Take a moment of awareness. Just 10 seconds of conscious attention can give you
invaluable knowledge before a meeting. And remember that a feeling you have discovered, is a feeling that you can manage.
Notice your feeling and remember that it is a kind of messenger for you. What is the feeling trying to tell you?
Just take your time to identify it.
Feel free to pause the audio file and accept what you find. It is just a messenger.
Second feeling (in the meeting):
Now we turn our focus to the meeting
- Which meeting are you preparing for?
- What is your role in the meeting?
- How would you like to be perceived by the others in the meeting?
- What do you want them to think about you when the meeting is over?
- Which emotion helps you here?
- Is it calm, strength? Do you need a non-judgmental approach and to be more curious? Maybe you need a little bit of anger or irritation to stand your ground. Do you need courage, joy, optimism, or perhaps some pessimism?

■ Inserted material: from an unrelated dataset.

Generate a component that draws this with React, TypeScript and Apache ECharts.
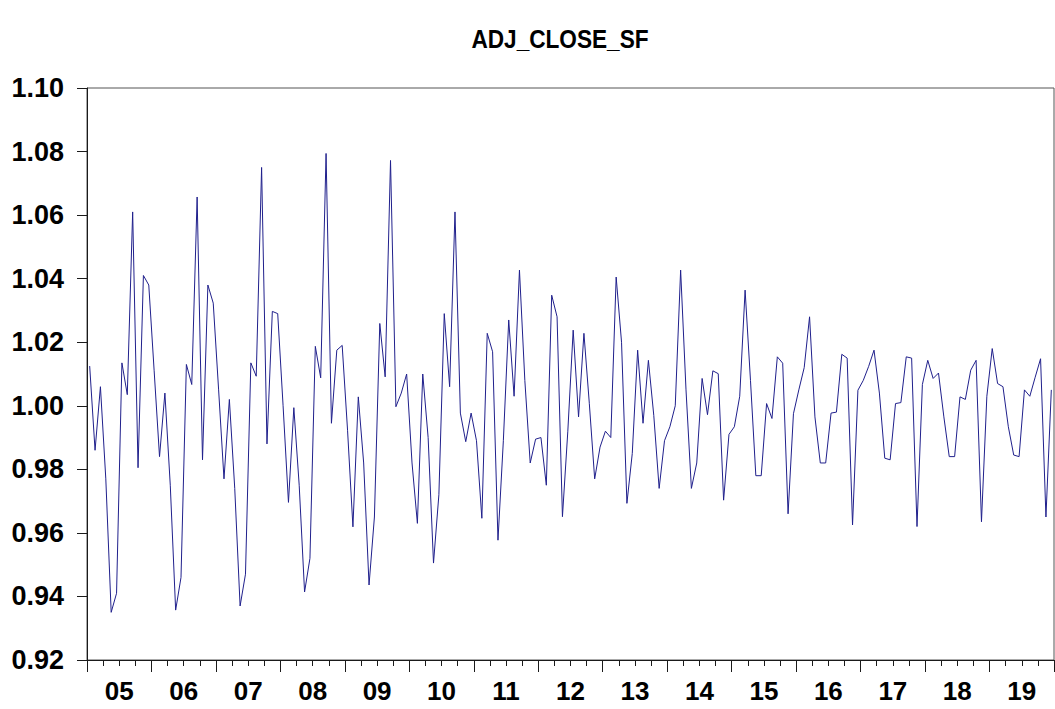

- What about humour? Do you normally use humour in your meetings? Does humour even fit into this meeting?
Think about it for a while and figure out what you need.
Now lower your shoulders and breathe deeply while you choose the feeling that helps you the best in the meeting. (This is the feeling you chose a moment ago.) You can smile a little if you need joy and optimism. You can also pinch your eyes a bit if you need some anger.
If you want to be curious and non-judgmental, and you need to know something before you decide your next feeling then open your eyes wide up. This will help you to see more in the meeting.
Sense the feeling you expect to need at the meeting.
- Where is your feeling located? Is it in the stomach, in your shoulders, in your back, or maybe in your head?
Find out where you have it - and then try to put into words how it feels?
Now you use your thoughts.
- What do you say to yourself to make the feeling stronger? This is what you learned in the audio-reflection number 2 about being calm. If you repeat that you are calm, your brain will find it easier to help you stay calm. Also, in difficult meetings.
Then use both your conscious thoughts and the feeling to create a strong mood that you use in the meeting.
Take some time to find the right mood and the right words – and what it feels like so you are prepared for the meeting.
Third feeling (at the beginning of the meeting):
The last thing before the meeting is to choose how you want to enter the meeting. It can be how you want to enter the door. Or what you want to do when you open the screen in an online meeting.
Straighten up, lower your shoulders and imagine that you are walking into the room, to the table or opening the screen for a virtual meeting.
- How would you like others to perceive you at the beginning of the meeting?
- How will you contribute to create a good environment for the opening of the meeting?
Switch between the two feelings: The one you need in the meeting – as well as your opening feeling.
Continue for a while and when you're ready, you enter the meeting.
I wish you a good meeting with the right feelings – both at the beginning and later in the meeting.